GIVEN REQUEST. Without the pictures, return all of the material exactly as written.

RECORDED INFORMATION.

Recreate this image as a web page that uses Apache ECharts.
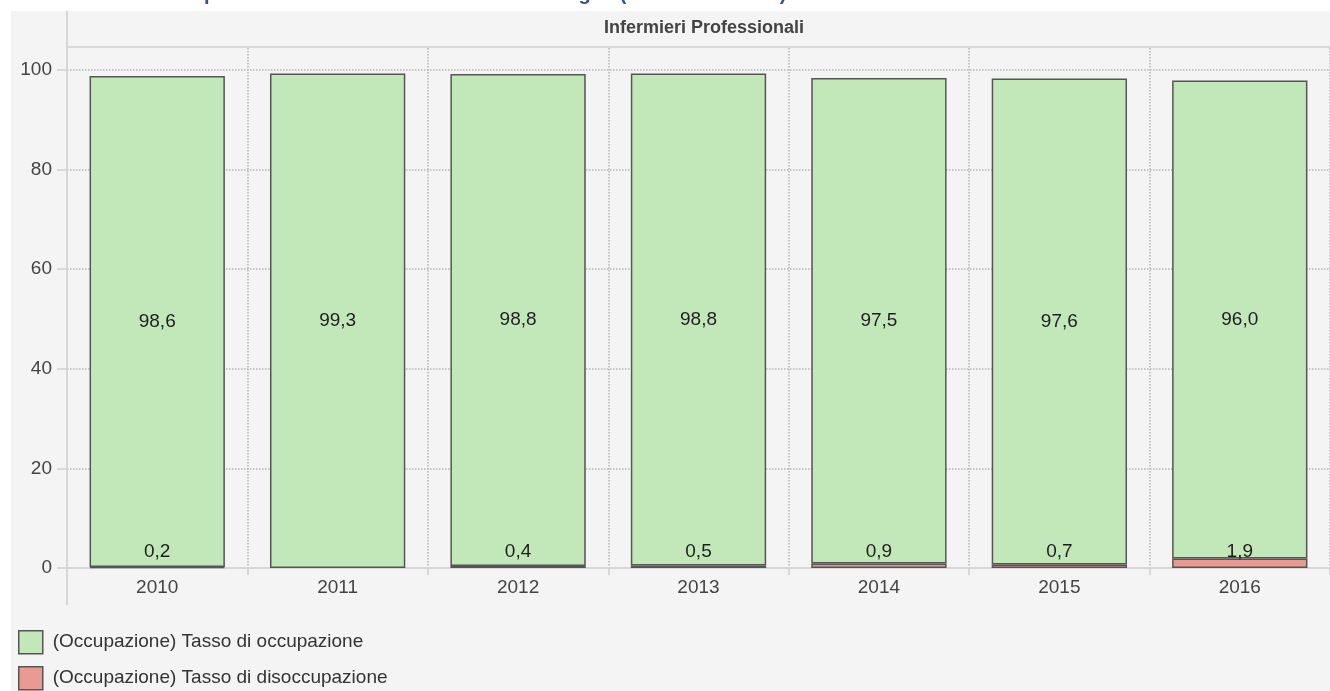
<!DOCTYPE html>
<html>
<head>
<meta charset="utf-8">
<script src="https://cdn.jsdelivr.net/npm/echarts@6/dist/echarts.min.js"></script>
<style>
  html, body { margin: 0; padding: 0; background: #ffffff; }
  #chart { width: 1330px; height: 691px; }
</style>
</head>
<body>
<div id="chart"></div>
<script>
// ---- data ----
const years = ['2010', '2011', '2012', '2013', '2014', '2015', '2016'];
const occupazione = [98.6, 99.3, 98.8, 98.8, 97.5, 97.6, 96.0];
const disoccupazione = [0.2, null, 0.4, 0.5, 0.9, 0.7, 1.9];
const yTickValues = [0, 20, 40, 60, 80, 100];
const panelTitle = 'Infermieri Professionali';
const seriesNames = ['(Occupazione) Tasso di occupazione', '(Occupazione) Tasso di disoccupazione'];
const pageTitle = 'Occupazione dei laureati nelle differenti indagini (anni 2010 - 2016)';

const FONT = "'Liberation Sans', Arial, sans-serif";
const fmt = p => (p.value == null ? '' : Number(p.value).toFixed(1).replace('.', ','));

const legendBase = {
  orient: 'vertical',
  left: 18,
  padding: 0,
  itemWidth: 24,
  itemHeight: 23,
  itemGap: 12,
  icon: 'rect',
  itemStyle: { borderColor: '#555555', borderWidth: 1.5 },
  textStyle: { fontSize: 19, color: '#333333', fontFamily: FONT, padding: [0, 0, 0, 5] }
};

const chart = echarts.init(document.getElementById('chart'));
chart.setOption({
  backgroundColor: '#f4f4f4',
  animation: false,
  textStyle: { fontFamily: FONT },
  graphic: [
    { type: 'rect', silent: true, z: 50, shape: { x: 0, y: 0, width: 1330, height: 11 }, style: { fill: '#ffffff' } },
    { type: 'rect', silent: true, z: 50, shape: { x: 0, y: 0, width: 11, height: 691 }, style: { fill: '#ffffff' } },
    { type: 'text', silent: true, z: 60, x: 154, y: 4,
      style: { text: pageTitle, font: 'bold 20px ' + FONT, fill: '#2f5496', verticalAlign: 'bottom', align: 'left' } },
    { type: 'line', silent: true, z: 40, shape: { x1: 67, y1: 47, x2: 1330, y2: 47 }, style: { stroke: '#d9d9d9', lineWidth: 2 } },
    { type: 'line', silent: true, z: 40, shape: { x1: 67, y1: 11, x2: 67, y2: 48 }, style: { stroke: '#d6d6d6', lineWidth: 2 } },
    { type: 'line', silent: true, z: 40, shape: { x1: 67, y1: 568, x2: 67, y2: 605 }, style: { stroke: '#d6d6d6', lineWidth: 2 } },
    { type: 'text', silent: true, z: 40, x: 704, y: 28,
      style: { text: panelTitle, font: 'bold 18px ' + FONT, fill: '#444444', align: 'center', verticalAlign: 'middle' } }
  ],
  legend: [
    Object.assign({}, legendBase, { top: 630, data: [seriesNames[0]] }),
    Object.assign({}, legendBase, { top: 666, data: [seriesNames[1]] })
  ],
  grid: { left: 67, top: 48, width: 1272, height: 520, containLabel: false },
  xAxis: {
    type: 'category',
    data: years,
    axisLine: { show: true, lineStyle: { color: '#d6d6d6', width: 2 } },
    axisTick: { show: true, length: 7, lineStyle: { color: '#d0d0d0', width: 1.5 } },
    axisLabel: { fontSize: 19, color: '#444444', margin: 10, fontFamily: FONT },
    splitLine: { show: true, lineStyle: { type: 'dotted', color: '#b5b5b5', width: 1.5 } }
  },
  yAxis: {
    type: 'value',
    min: 0,
    max: 104.4,
    interval: 20,
    axisLine: { show: true, lineStyle: { color: '#d6d6d6', width: 2 } },
    axisTick: { show: true, length: 10, customValues: yTickValues, lineStyle: { color: '#d0d0d0', width: 1.5 } },
    axisLabel: { fontSize: 19, color: '#444444', margin: 15, customValues: yTickValues, fontFamily: FONT },
    splitLine: { show: true, lineStyle: { type: 'dotted', color: '#b5b5b5', width: 1.5 } }
  },
  series: [
    {
      name: seriesNames[1],
      type: 'bar',
      stack: 'tot',
      barWidth: '75%',
      data: disoccupazione,
      itemStyle: { color: '#e99a93', borderColor: '#555555', borderWidth: 1.5 },
      label: { show: true, position: 'insideBottom', distance: 7, formatter: fmt, fontSize: 19, color: '#1e1e1e', fontFamily: FONT }
    },
    {
      name: seriesNames[0],
      type: 'bar',
      stack: 'tot',
      barWidth: '75%',
      data: occupazione,
      itemStyle: { color: '#c2e8b9', borderColor: '#555555', borderWidth: 1.5 },
      label: { show: true, position: 'inside', formatter: fmt, fontSize: 19, color: '#1e1e1e', fontFamily: FONT }
    }
  ]
});
</script>
</body>
</html>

RESPONSE FOR THIS EXERCISE.
Recreate this image as a web page that uses Apache ECharts.
<!DOCTYPE html>
<html>
<head>
<meta charset="utf-8">
<script src="https://cdn.jsdelivr.net/npm/echarts@6/dist/echarts.min.js"></script>
<style>
  html, body { margin: 0; padding: 0; background: #ffffff; }
  #chart { width: 1330px; height: 691px; }
</style>
</head>
<body>
<div id="chart"></div>
<script>
// ---- data ----
const years = ['2010', '2011', '2012', '2013', '2014', '2015', '2016'];
const occupazione = [98.6, 99.3, 98.8, 98.8, 97.5, 97.6, 96.0];
const disoccupazione = [0.2, null, 0.4, 0.5, 0.9, 0.7, 1.9];
const yTickValues = [0, 20, 40, 60, 80, 100];
const panelTitle = 'Infermieri Professionali';
const seriesNames = ['(Occupazione) Tasso di occupazione', '(Occupazione) Tasso di disoccupazione'];
const pageTitle = 'Occupazione dei laureati nelle differenti indagini (anni 2010 - 2016)';

const FONT = "'Liberation Sans', Arial, sans-serif";
const fmt = p => (p.value == null ? '' : Number(p.value).toFixed(1).replace('.', ','));

const legendBase = {
  orient: 'vertical',
  left: 18,
  padding: 0,
  itemWidth: 24,
  itemHeight: 23,
  itemGap: 12,
  icon: 'rect',
  itemStyle: { borderColor: '#555555', borderWidth: 1.5 },
  textStyle: { fontSize: 19, color: '#333333', fontFamily: FONT, padding: [0, 0, 0, 5] }
};

const chart = echarts.init(document.getElementById('chart'));
chart.setOption({
  backgroundColor: '#f4f4f4',
  animation: false,
  textStyle: { fontFamily: FONT },
  graphic: [
    { type: 'rect', silent: true, z: 50, shape: { x: 0, y: 0, width: 1330, height: 11 }, style: { fill: '#ffffff' } },
    { type: 'rect', silent: true, z: 50, shape: { x: 0, y: 0, width: 11, height: 691 }, style: { fill: '#ffffff' } },
    { type: 'text', silent: true, z: 60, x: 154, y: 4,
      style: { text: pageTitle, font: 'bold 20px ' + FONT, fill: '#2f5496', verticalAlign: 'bottom', align: 'left' } },
    { type: 'line', silent: true, z: 40, shape: { x1: 67, y1: 47, x2: 1330, y2: 47 }, style: { stroke: '#d9d9d9', lineWidth: 2 } },
    { type: 'line', silent: true, z: 40, shape: { x1: 67, y1: 11, x2: 67, y2: 48 }, style: { stroke: '#d6d6d6', lineWidth: 2 } },
    { type: 'line', silent: true, z: 40, shape: { x1: 67, y1: 568, x2: 67, y2: 605 }, style: { stroke: '#d6d6d6', lineWidth: 2 } },
    { type: 'text', silent: true, z: 40, x: 704, y: 28,
      style: { text: panelTitle, font: 'bold 18px ' + FONT, fill: '#444444', align: 'center', verticalAlign: 'middle' } }
  ],
  legend: [
    Object.assign({}, legendBase, { top: 630, data: [seriesNames[0]] }),
    Object.assign({}, legendBase, { top: 666, data: [seriesNames[1]] })
  ],
  grid: { left: 67, top: 48, width: 1272, height: 520, containLabel: false },
  xAxis: {
    type: 'category',
    data: years,
    axisLine: { show: true, lineStyle: { color: '#d6d6d6', width: 2 } },
    axisTick: { show: true, length: 7, lineStyle: { color: '#d0d0d0', width: 1.5 } },
    axisLabel: { fontSize: 19, color: '#444444', margin: 10, fontFamily: FONT },
    splitLine: { show: true, lineStyle: { type: 'dotted', color: '#b5b5b5', width: 1.5 } }
  },
  yAxis: {
    type: 'value',
    min: 0,
    max: 104.4,
    interval: 20,
    axisLine: { show: true, lineStyle: { color: '#d6d6d6', width: 2 } },
    axisTick: { show: true, length: 10, customValues: yTickValues, lineStyle: { color: '#d0d0d0', width: 1.5 } },
    axisLabel: { fontSize: 19, color: '#444444', margin: 15, customValues: yTickValues, fontFamily: FONT },
    splitLine: { show: true, lineStyle: { type: 'dotted', color: '#b5b5b5', width: 1.5 } }
  },
  series: [
    {
      name: seriesNames[1],
      type: 'bar',
      stack: 'tot',
      barWidth: '75%',
      data: disoccupazione,
      itemStyle: { color: '#e99a93', borderColor: '#555555', borderWidth: 1.5 },
      label: { show: true, position: 'insideBottom', distance: 7, formatter: fmt, fontSize: 19, color: '#1e1e1e', fontFamily: FONT }
    },
    {
      name: seriesNames[0],
      type: 'bar',
      stack: 'tot',
      barWidth: '75%',
      data: occupazione,
      itemStyle: { color: '#c2e8b9', borderColor: '#555555', borderWidth: 1.5 },
      label: { show: true, position: 'inside', formatter: fmt, fontSize: 19, color: '#1e1e1e', fontFamily: FONT }
    }
  ]
});
</script>
</body>
</html>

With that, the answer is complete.